Un amico mi raccontò che quando annunciò al padre che avrebbe voluto fare l’editore, gli rispose: “Ma non ti potevi drogare come tutti gli altri ragazzi?”.
Oggi, in Italia, fare questo lavoro richiede una grande dose di passione e un forte spirito di sacrificio, specie se si vuole restare indipendenti. Per quanto mi riguarda, indipendenza non è sinonimo di imparzialità. La nostra linea editoriale è assolutamente di parte, dalla parte di coloro che si battono per costruire giustizia e pace sociale, dalla parte di chi agisce per il cambiamento. Indipendenza va intesa come libertà di non essere succubi del partito di turno che magari ti promette qualche finanziamento o qualche recensione su giornali amici. Le difficoltà aumentano se poi con i libri non solo non si accettano compromessi, ma si denuncia.
Nel nostro Paese sembra quasi impossibile far capire che la vera libertà consiste nel stare dalla parte dei lettori. Ma come dicevo non è facile, anzi… il mercato editoriale è un settore delicato, “la fabbrica del consenso” nasce proprio con i libri, infatti sono pochi i gruppi editoriali che controllano la quasi totalità del settore. Posseggono le tipografie dove si stampano i libri, la distribuzione con cui li veicolano, le librerie dove se li vendono e i giornali dove si pubblicano le recensioni. In un tal sistema gli spazi che restano sono pochi.
Tuttavia, nel nostro Paese ci sono tanti editori che resistono e realizzano pubblicazioni lodevoli. Il mio invito è cercali sul web, acquistare direttamente sul loro sito.
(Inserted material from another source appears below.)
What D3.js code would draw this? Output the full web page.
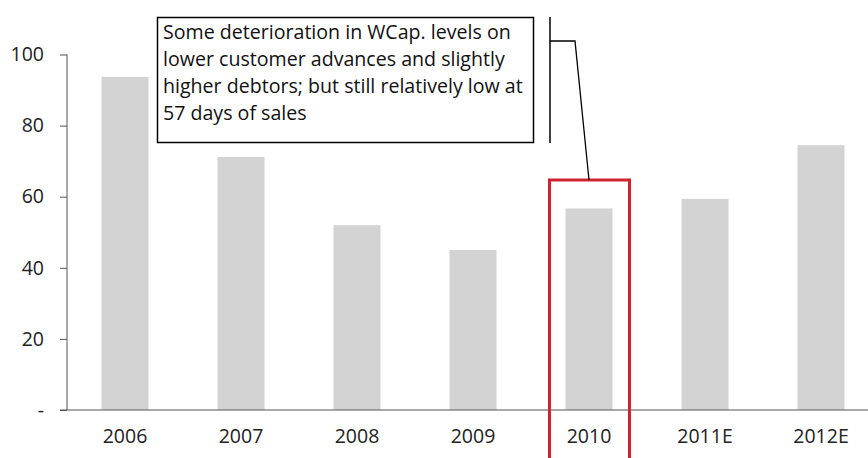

Troppe volte alle fiere persone ti avvicinano e ti rivolgono una miriade di complimenti per il “coraggio” (a mio avviso essere fedele alle proprie idee non significa essere coraggiosi) e poi vanno via senza acquistare. Per non parlare del salone del libro di Torino dove assisti a scene paradossali di persone che pagano il biglietto d’ingresso e poi vanno a comprare allo stand Mondadori o Feltrinelli.
Oggi, nel nostro Paese in cui domina un pensiero unico, credo che sia sempre più importante esprimere il proprio dissenso. Dissenso
Occorre riappropriarsi del termine “politica”, per troppo tempo l’abbiamo lasciato a vergognosi uomini politici e a potentati economico/finanziari che oramai usano i primi come marionette. Dal basso occorre ricominciare a fare politica, una politica intesa alla don Lorenzo Milani: “Ho imparato che il problema degli altri è uguale al mio. Sortirne insieme è la politica, sortirne da soli è l’avarizia”.
A me non piace il termine editore. Il termine editore si riferisce al solo freddo aspetto commerciale del lavoro, non è un termine esaustivo. A mio avviso, pubblicare libri è qualcosa di più importante, è una magia. Se avessi avuto il guadagno come priorità, avrei aperto un negozio di cellulari o, restando nell’ambito editoriale, avrei pubblicato libri di calciatori. I libri sono idee che camminano con noi e che cambiano il nostro modo di essere e di pensare. Non sono come i cellulari o l’ultimo paio di occhiali alla moda. Occorre stare attenti perché quelle parole su carta poi ce le troviamo nei discorsi, nelle scelte commerciali e al momento di votare. I libri anche se sono fatti in serie come le lattine della Coca Cola, sono oggetti unici per questo al termine editore preferisco artigiano.
Come si fa a paragonare la vendita di cellulari con dei libri come “Il ramarro verde” di Michele Riva, malato di Sla che l’ha scritto grazie a un computer speciale con il solo movimento degli occhi? Come si può equiparare la vendita di occhiali da sole con il libro di un altro uomo speciale che è Enio Mancini, unico superstite ad aver scritto dopo 70 anni un libro sull’eccidio nazista di S. Anna di Stazzema?
Io, come tanti miei colleghi, non ho avuto la “fortuna” di Marina Berlusconi che ha ereditato la Mondadori, una potente casa editrice che pubblica migliaia di novità all’anno e che si può permettere l’acquisto dei migliori titoli stranieri e degli autori italiani. Ma i sogni non si possono ereditare, si possono solo realizzare credendoci fino in fondo.